Notice: The reproducibility variables underlying each score are classified using an automated LLM-based pipeline, validated against a manually labeled dataset. LLM-based classification introduces uncertainty and potential bias; scores should be interpreted as estimates. Full accuracy metrics and methodology are described in [1].

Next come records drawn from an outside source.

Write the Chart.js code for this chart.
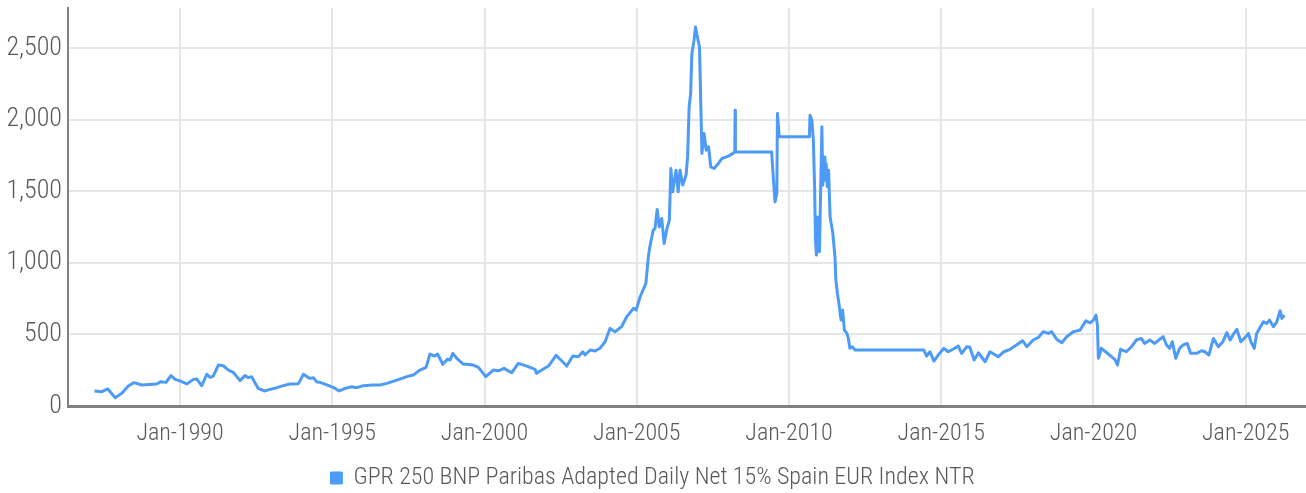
<!DOCTYPE html>
<html>
<head>
<meta charset="utf-8">
<script src="https://cdn.jsdelivr.net/npm/chart.js@4.4.1/dist/chart.umd.min.js"></script>
<style>
  html, body { margin: 0; padding: 0; background: #fff; }
  #wrap { width: 1306px; height: 493px; }
</style>
</head>
<body>
<div id="wrap"><canvas id="indexChart"></canvas></div>
<script>
const seriesLabel = "GPR 250 BNP Paribas Adapted Daily Net 15% Spain EUR Index NTR";

// decimal years
const years = [
  1987.19, 1987.43, 1987.63, 1987.87, 1988.09, 1988.30, 1988.49, 1988.74, 1989.01, 1989.23,
  1989.37, 1989.54, 1989.70, 1989.84, 1990.00, 1990.22, 1990.44, 1990.55, 1990.71, 1990.88,
  1990.99, 1991.09, 1991.26, 1991.42, 1991.59, 1991.75, 1991.97, 1992.13, 1992.24, 1992.35,
  1992.57, 1992.76, 1992.96, 1993.18, 1993.39, 1993.61, 1993.89, 1994.05, 1994.25, 1994.38,
  1994.49, 1994.60, 1994.82, 1995.03, 1995.23, 1995.42, 1995.64, 1995.80, 1996.02, 1996.30,
  1996.57, 1996.79, 1997.12, 1997.45, 1997.66, 1997.88, 1998.08, 1998.21, 1998.37, 1998.46,
  1998.63, 1998.79, 1998.87, 1998.96, 1999.09, 1999.30, 1999.63, 1999.80, 2000.04, 2000.29,
  2000.46, 2000.64, 2000.89, 2001.11, 2001.39, 2001.66, 2001.71, 2001.88, 2002.10, 2002.35,
  2002.54, 2002.70, 2002.90, 2003.08, 2003.23, 2003.30, 2003.47, 2003.63, 2003.79, 2003.96,
  2004.12, 2004.29, 2004.50, 2004.67, 2004.89, 2004.98, 2005.11, 2005.30, 2005.38, 2005.43,
  2005.54, 2005.60, 2005.67, 2005.74, 2005.82, 2005.90, 2005.98, 2006.07, 2006.12, 2006.18,
  2006.29, 2006.36, 2006.42, 2006.51, 2006.62, 2006.67, 2006.72, 2006.77, 2006.81, 2006.88,
  2006.93, 2006.99, 2007.06, 2007.10, 2007.14, 2007.21, 2007.28, 2007.36, 2007.43, 2007.54,
  2007.68, 2007.80, 2008.01, 2008.18, 2008.22, 2008.23, 2008.24, 2009.43, 2009.49, 2009.54,
  2009.60, 2009.62, 2009.68, 2010.67, 2010.69, 2010.75, 2010.80, 2010.84, 2010.87, 2010.90,
  2010.94, 2011.00, 2011.08, 2011.11, 2011.15, 2011.18, 2011.22, 2011.26, 2011.30, 2011.35,
  2011.44, 2011.51, 2011.54, 2011.59, 2011.64, 2011.71, 2011.76, 2011.82, 2011.90, 2011.95,
  2012.00, 2012.08, 2012.17, 2014.43, 2014.52, 2014.63, 2014.76, 2014.90, 2015.09, 2015.23,
  2015.40, 2015.56, 2015.67, 2015.84, 2015.94, 2016.08, 2016.22, 2016.44, 2016.60, 2016.87,
  2017.06, 2017.26, 2017.47, 2017.67, 2017.81, 2018.02, 2018.19, 2018.35, 2018.52, 2018.63,
  2018.79, 2018.96, 2019.12, 2019.34, 2019.56, 2019.75, 2019.89, 2020.00, 2020.08, 2020.13,
  2020.16, 2020.26, 2020.40, 2020.53, 2020.70, 2020.79, 2020.89, 2021.08, 2021.25, 2021.41,
  2021.57, 2021.68, 2021.85, 2022.01, 2022.18, 2022.29, 2022.40, 2022.50, 2022.59, 2022.70,
  2022.83, 2022.94, 2023.08, 2023.19, 2023.39, 2023.55, 2023.66, 2023.79, 2023.94, 2024.10,
  2024.25, 2024.38, 2024.49, 2024.58, 2024.71, 2024.84, 2024.95, 2025.09, 2025.17, 2025.28,
  2025.36, 2025.58, 2025.69, 2025.78, 2025.91, 2026.02, 2026.13, 2026.19, 2026.27
];

const values = [
  105, 100, 119, 58, 89, 140, 163, 147, 151, 154,
  170, 165, 212, 186, 175, 154, 186, 188, 142, 221,
  200, 209, 286, 281, 251, 235, 177, 212, 198, 205,
  123, 105, 116, 128, 142, 154, 156, 221, 193, 198,
  168, 165, 147, 130, 105, 123, 135, 128, 142, 147,
  147, 158, 181, 205, 216, 251, 270, 363, 349, 363,
  291, 328, 321, 368, 333, 293, 286, 270, 205, 251,
  246, 263, 232, 298, 279, 256, 228, 251, 279, 354,
  314, 279, 349, 344, 379, 356, 391, 384, 403, 449,
  542, 519, 554, 623, 682, 670, 763, 856, 1042, 1112,
  1228, 1240, 1373, 1251, 1310, 1135, 1228, 1298, 1659, 1496,
  1647, 1496, 1647, 1543, 1612, 1740, 2089, 2182, 2461, 2555,
  2648, 2578, 2508, 2136, 1764, 1903, 1787, 1810, 1670, 1659,
  1694, 1729, 1745, 1768, 1775, 2066, 1775, 1775, 1577, 1426,
  1485, 2043, 1880, 1880, 2031, 1996, 1857, 1531, 1159, 1054,
  1321, 1077, 1950, 1543, 1740, 1577, 1694, 1531, 1647, 1321,
  1205, 1042, 879, 786, 716, 600, 670, 530, 507, 472,
  403, 414, 391, 391, 349, 379, 314, 356, 403, 379,
  398, 419, 368, 414, 410, 321, 372, 309, 379, 344,
  379, 396, 426, 456, 414, 461, 479, 519, 507, 519,
  466, 442, 484, 519, 530, 595, 581, 600, 635, 565,
  333, 403, 379, 356, 326, 286, 396, 379, 414, 461,
  472, 437, 461, 437, 466, 484, 426, 403, 449, 333,
  403, 426, 437, 368, 368, 386, 379, 356, 472, 414,
  449, 512, 461, 496, 535, 449, 472, 507, 449, 403,
  507, 588, 577, 600, 554, 588, 665, 612, 635
];

const xTickYears = [1990, 1995, 2000, 2005, 2010, 2015, 2020, 2025];
const yTickValues = [0, 500, 1000, 1500, 2000, 2500];

const points = years.map((yr, i) => ({ x: yr, y: values[i] }));

// Roboto with the condensed width, light weight
const labelFont = "Roboto, sans-serif";
const labelWeight = "300 condensed";

const ctx = document.getElementById("indexChart").getContext("2d");
const chart = new Chart(ctx, {
  type: "line",
  data: {
    datasets: [
      {
        label: seriesLabel,
        data: points,
        borderColor: "#4d9bf7",
        backgroundColor: "#4d9bf7",
        borderWidth: 3,
        pointRadius: 0,
        tension: 0,
        borderJoinStyle: "round",
      },
    ],
  },
  options: {
    responsive: true,
    maintainAspectRatio: false,
    animation: false,
    layout: { padding: { top: 8, right: 0, left: 0, bottom: -7 } },
    plugins: {
      tooltip: { enabled: false },
      legend: {
        position: "bottom",
        labels: {
          boxWidth: 10,
          boxHeight: 10,
          padding: 14,
          color: "#595959",
          font: { family: labelFont, weight: labelWeight, size: 24 },
        },
      },
    },
    scales: {
      x: {
        type: "linear",
        min: 1986.32,
        max: 2026.98,
        afterBuildTicks: (scale) => {
          scale.ticks = xTickYears.map((v) => ({ value: v }));
        },
        afterFit: (scale) => {
          scale.height = 46;
          scale.paddingLeft = 0;
          scale.paddingRight = 0;
        },
        ticks: {
          autoSkip: false,
          maxRotation: 0,
          padding: 14,
          color: "#595959",
          font: { family: labelFont, weight: labelWeight, size: 24 },
          callback: (v) => "Jan-" + v,
        },
        grid: { color: "#e6e6e6", lineWidth: 2, drawTicks: false },
        border: { color: "#808080", width: 3 },
      },
      y: {
        min: 0,
        max: 2780,
        afterBuildTicks: (scale) => {
          scale.ticks = yTickValues.map((v) => ({ value: v }));
        },
        afterFit: (scale) => {
          scale.width = 68;
          scale.paddingTop = 0;
          scale.paddingBottom = 0;
        },
        ticks: {
          padding: 6,
          color: "#595959",
          font: { family: labelFont, weight: labelWeight, size: 26 },
          callback: (v) => v.toLocaleString("en-US"),
        },
        grid: { color: "#e6e6e6", lineWidth: 2, drawTicks: false },
        border: { color: "#808080", width: 2 },
      },
    },
  },
});
</script>
</body>
</html>
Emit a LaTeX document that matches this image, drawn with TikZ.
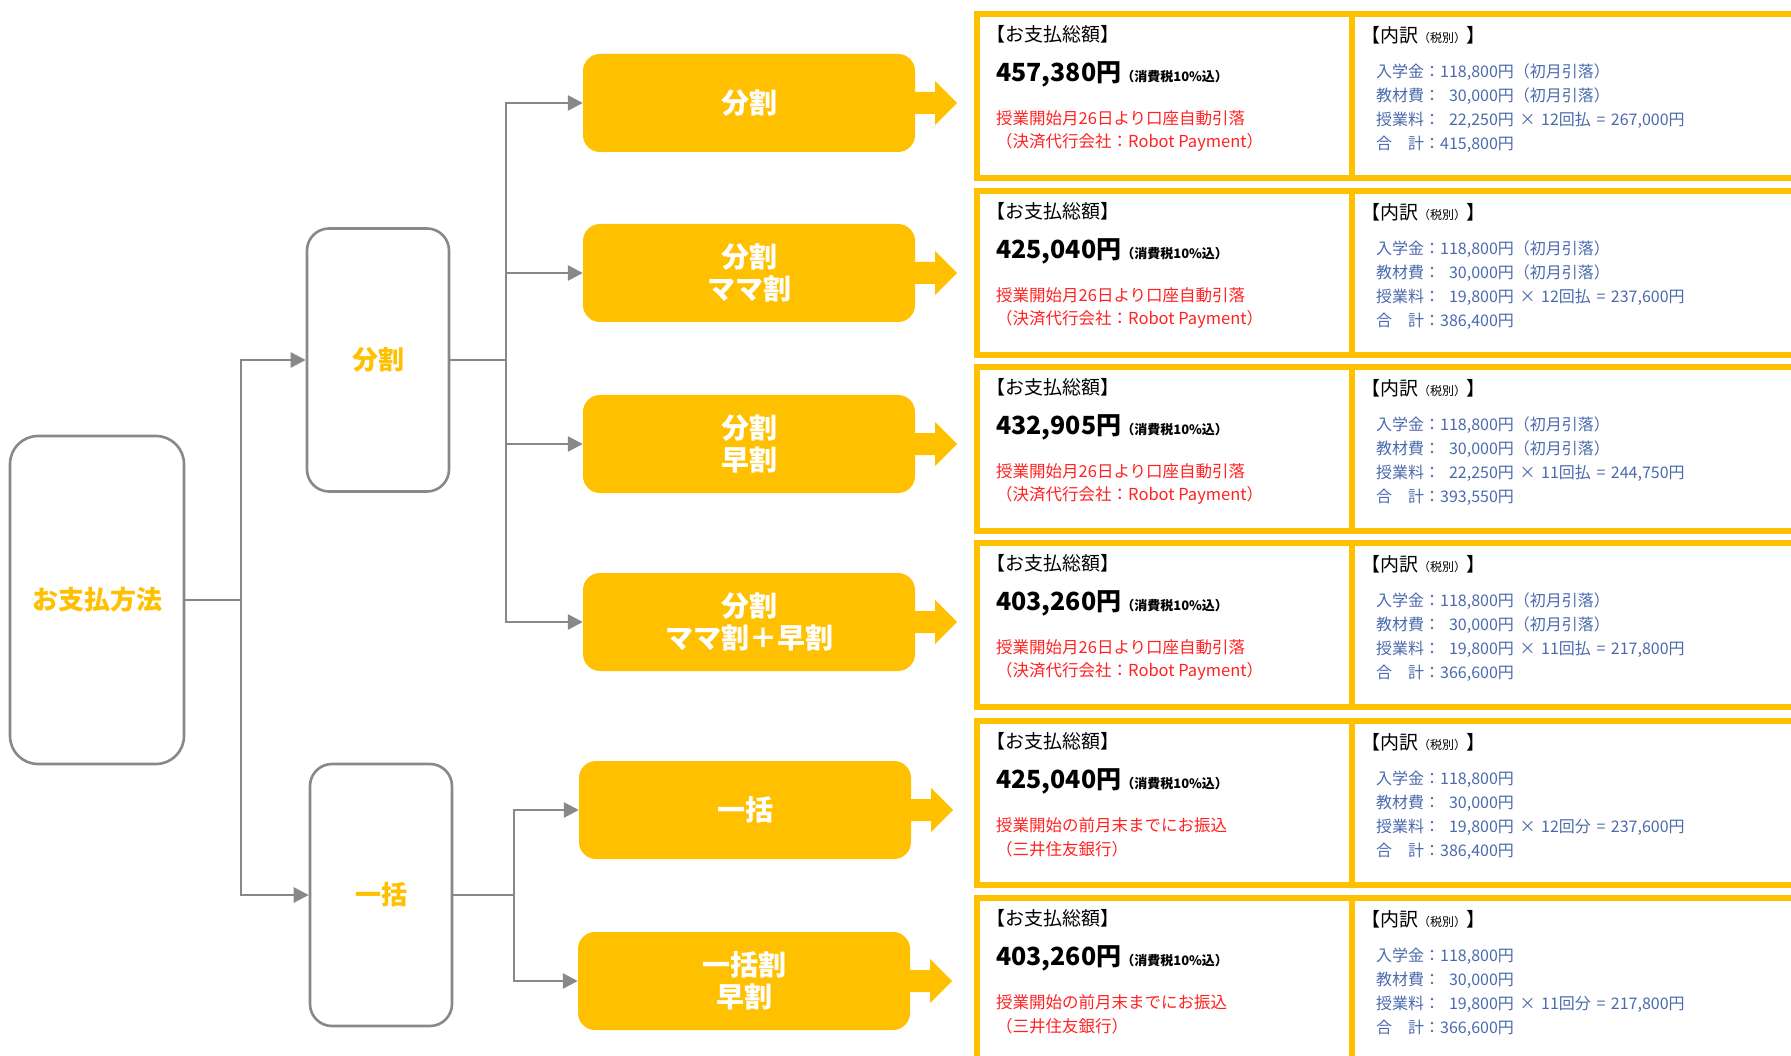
\documentclass[tikz,border=0pt]{standalone}
\usepackage{fontspec}
\usepackage{calc}
\setmainfont{Noto Sans CJK JP}
\usetikzlibrary{arrows.meta}

\definecolor{gold}{HTML}{FFC000}
\definecolor{linegray}{HTML}{888888}
\definecolor{notered}{HTML}{FF2222}
\definecolor{detailblue}{HTML}{4A6AAD}

\newcommand{\debitnote}{授業開始月26日より口座自動引落}
\newcommand{\debitvia}{（決済代行会社：Robot Payment）}
\newcommand{\banknote}{授業開始の前月末までにお振込}
\newcommand{\bankvia}{（三井住友銀行）}
\newcommand{\firstpay}{（初月引落）}
\newcommand{\nopay}{}
\newcommand{\amount}[1]{\makebox[\widthof{118,800}][r]{#1}}
\newcommand{\opsign}[1]{\hspace{0.35em}#1\hspace{0.35em}}

\begin{document}
\begin{tikzpicture}[x=1pt, y=-1pt,
    treebox/.style={draw=linegray, line width=2.6pt, fill=white,
                    rounded corners=22pt, text=gold,
                    font=\fontsize{26}{26}\selectfont\bfseries},
    planbox/.style={fill=gold, rounded corners=17pt, minimum width=332,
                    minimum height=98, text=white, align=center,
                    font=\fontsize{28}{32}\selectfont\bfseries},
    frame/.style={draw=gold, line width=6pt, minimum height=164,
                  anchor=north west, inner sep=0},
    link/.style={draw=linegray, line width=2.6pt,
                 -{Triangle[length=15pt,width=15pt]}},
    txt/.style={anchor=west, inner sep=0}]
  \useasboundingbox (0,0) rectangle (1791,1056);
  \clip (0,0) rectangle (1791,1056);

  \node[treebox, minimum width=174, minimum height=328, rounded corners=28pt] (root) at (97,600) {お支払方法};
  \node[treebox, minimum width=142, minimum height=263] (split) at (378,360) {分割};
  \node[treebox, minimum width=142, minimum height=262] (lump) at (381,895) {一括};

  \node[planbox] (p1) at (749,103) {分割};
  \node[planbox] (p2) at (749,273) {分割\\ママ割};
  \node[planbox] (p3) at (749,444) {分割\\早割};
  \node[planbox] (p4) at (749,622) {分割\\ママ割＋早割};
  \node[planbox] (p5) at (745,810) {一括};
  \node[planbox] (p6) at (744,981) {一括割\\早割};

  \coordinate (trunk) at (241,600);
  \coordinate (fork1) at (506,360);
  \coordinate (fork2) at (514,895);
  \draw[linegray, line width=2.6pt] (root.east) -- (trunk) (split.east) -- (fork1) (lump.east) -- (fork2);
  \draw[link] (trunk) |- (split.west);
  \draw[link] (trunk) |- (lump.west);
  \foreach \i in {1,...,4}
    \draw[link] (fork1) |- (p\i.west);
  \foreach \i in {5,6}
    \draw[link] (fork2) |- (p\i.west);

  \foreach \i in {1,...,6}
    \fill[gold] (p\i.east) ++(-1,-11) -- ++(21,0) -- ++(0,-11) -- ++(22,22)
      -- ++(-22,22) -- ++(0,-11) -- ++(-21,0) -- cycle;

  \foreach \i/\rowy/\payall/\fee/\cnt/\unitword/\tuition/\grand/\noteA/\noteB/\extra in {
      1/8/457{,}380/22{,}250/12/払/267{,}000/415{,}800/\debitnote/\debitvia/\firstpay,
      2/185/425{,}040/19{,}800/12/払/237{,}600/386{,}400/\debitnote/\debitvia/\firstpay,
      3/361/432{,}905/22{,}250/11/払/244{,}750/393{,}550/\debitnote/\debitvia/\firstpay,
      4/537/403{,}260/19{,}800/11/払/217{,}800/366{,}600/\debitnote/\debitvia/\firstpay,
      5/715/425{,}040/19{,}800/12/分/237{,}600/386{,}400/\banknote/\bankvia/\nopay,
      6/892/403{,}260/19{,}800/11/分/217{,}800/366{,}600/\banknote/\bankvia/\nopay}{
    \node[frame, minimum width=375] (sum\i) at (974,\rowy+3) {};
    \node[frame, minimum width=460] (det\i) at (1349,\rowy+3) {};
    \node[txt, font=\fontsize{19}{19}\selectfont] (head\i) at (986,\rowy+26) {【お支払総額】};
    \node[txt] (total\i) at (996,\rowy+66)
      {{\fontsize{25}{25}\selectfont\bfseries\payall 円}{\fontsize{13}{13}\selectfont\bfseries（消費税10\%込）}};
    \node[txt, text=notered, font=\fontsize{16.5}{16.5}\selectfont] (note\i) at (996,\rowy+110) {\noteA};
    \node[txt, text=notered, font=\fontsize{16.5}{16.5}\selectfont] (via\i) at (996,\rowy+134) {\noteB};
    \node[txt, font=\fontsize{19}{19}\selectfont] (dhead\i) at (1361,\rowy+27)
      {【内訳{\fontsize{12}{12}\selectfont（税別）}】};
    \node[txt, text=detailblue, font=\fontsize{16}{16}\selectfont] (entry\i) at (1376,\rowy+64) {入学金：118,800円\extra};
    \node[txt, text=detailblue, font=\fontsize{16}{16}\selectfont] (book\i) at (1376,\rowy+88) {教材費：\amount{30,000}円\extra};
    \node[txt, text=detailblue, font=\fontsize{16}{16}\selectfont] (tuit\i) at (1376,\rowy+112)
      {授業料：\amount{\fee}円\opsign{×}\cnt 回\unitword\opsign{=}\tuition 円};
    \node[txt, text=detailblue, font=\fontsize{16}{16}\selectfont] (all\i) at (1376,\rowy+136) {合　計：\grand 円};
  }
\end{tikzpicture}
\end{document}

ISR-DPO: Aligning Large Multimodal Models for Videos by Iterative Self-Retrospective DPO

Authors: Daechul Ahn, Yura Choi, San Kim, Youngjae Yu, Dongyeop Kang, Jonghyun Choi

AAAI 2025 | Venue PDF | LLM Run Details

Reproducibility Variable Result LLM Response
Research Type Experimental In extensive empirical evaluations across diverse video question answering benchmarks, the ISR-DPO significantly outperforms the state of the art.
Researcher Affiliation Academia 1Seoul National University 2Yonsei University 3University of Minnesota EMAIL, EMAIL, EMAIL
Pseudocode No The paper describes the stages of ISR-DPO in Section 3 and Figure 3, but it does not present them in a structured pseudocode or algorithm block format. The steps are described in narrative text and mathematical equations.
Open Source Code Yes We are committed to open-sourcing our code, models, and datasets to encourage further investigation.
Open Datasets Yes Our training dataset utilizes a fixed set of 17k video-instruction ({V, x}) pairs from (Zhang et al. 2024a), in contrast to previous works (Yuan et al. 2024; Chen et al. 2024) that incremented their dataset across iterations. For all iterations beyond the initial VLMM πθ1, we generate preference dataset Dpref t at each iteration by generating new responses and preferences. Following (Maaz et al. 2024; Zhang et al. 2024a), we evaluate our method on two types of video question answering datasets: one that requires concise responses, and the other that demands comprehensive answers, across 7 video collections.
Dataset Splits Yes Our training dataset utilizes a fixed set of 17k video-instruction ({V, x}) pairs from (Zhang et al. 2024a)... Following (Maaz et al. 2024; Zhang et al. 2024a), we evaluate our method on two types of video question answering datasets: one that requires concise responses, and the other that demands comprehensive answers, across 7 video collections.
Hardware Specification Yes Training is conducted on 8 NVIDIA A100 GPUs (80G).
Software Dependencies No The paper mentions several models and methods like DPO, VLMM, and LLM, and refers to specific model sizes (e.g., 7B-sized model), but does not provide specific version numbers for software dependencies or libraries used for implementation.
Experiment Setup Yes We perform full-parameter fine-tuning using DPO with 9 total iterations... All generative processes use specific prompts... We employ a 7B-sized model for fair comparison with others. ... We generate two different responses for the input video V and question x using a high temperature hyper-parameter (e.g., 0.7).